History department interns Ellyn Nitsch and Jade Menkes worked alongside "Mrs. K." to educate students about the behaviors associated with Autism Spectrum Disorder during April, Autism Awareness Month.
School events culminated Tuesday with Go Blue Day, when CVHS students wore their light blue T-shirts to school and gathered for a photo in the shape of the campaign logo, a puzzle piece. About 300 students and staff gathered for the picture.
"A lot of people are affected by autism. Everyone has a personal connection, and that made them want to reach out and help," said Nitsch, a senior. Her efforts included making a paper link for a blue chain every time $2.75 was raised. She also helped make paper puzzle pieces on which students wrote their own autism-related stories.
Menkes, a junior, also helped with awareness activities and went so far as to sell T-shirts to her fellow workers at Sketchers, encouraging them to wear their light blue shirts to work.
"I want to help find a cure and make it less difficult for them. People with autism face challenges from day to day and if there's a way to make it easier for them, it'd be nice," Menkes said.
Kuhn wants students to be prepared for life beyond high school and believes this knowledge might help them when they have children.
"If they see there's a repetitive behavior, or difficulty with communication or difficulty with social interaction, they might know what it is," she said. "They can think back to when they were in high school and remember, 'I saw a video that showed a kid on the spectrum and he was successful,'" she said.

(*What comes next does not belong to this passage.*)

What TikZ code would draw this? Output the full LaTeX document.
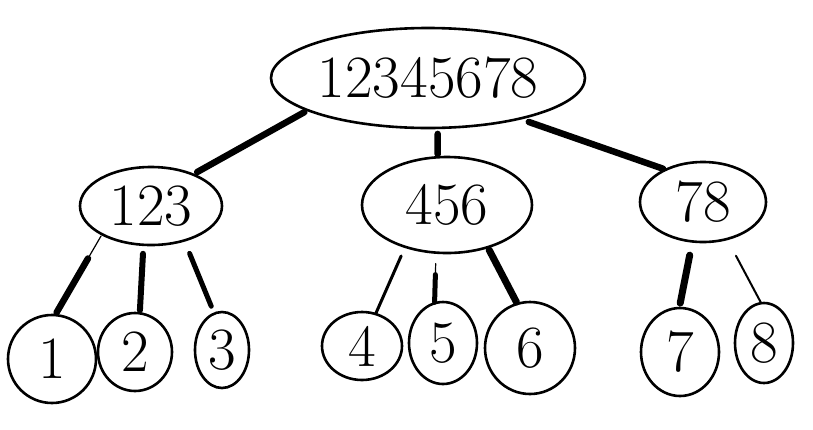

Videos were broadcast on the schools' Morning News show, a television program produced by and for students. Along with general information on the disorder, one CVHS teacher was featured talking about experiences with her autistic son.
"The students reacted very well (to the information campaign) because the teachers made it real. Seeing an interview of a student with autism," said CVHS Principal Michael Thornton, helped them understand the issue.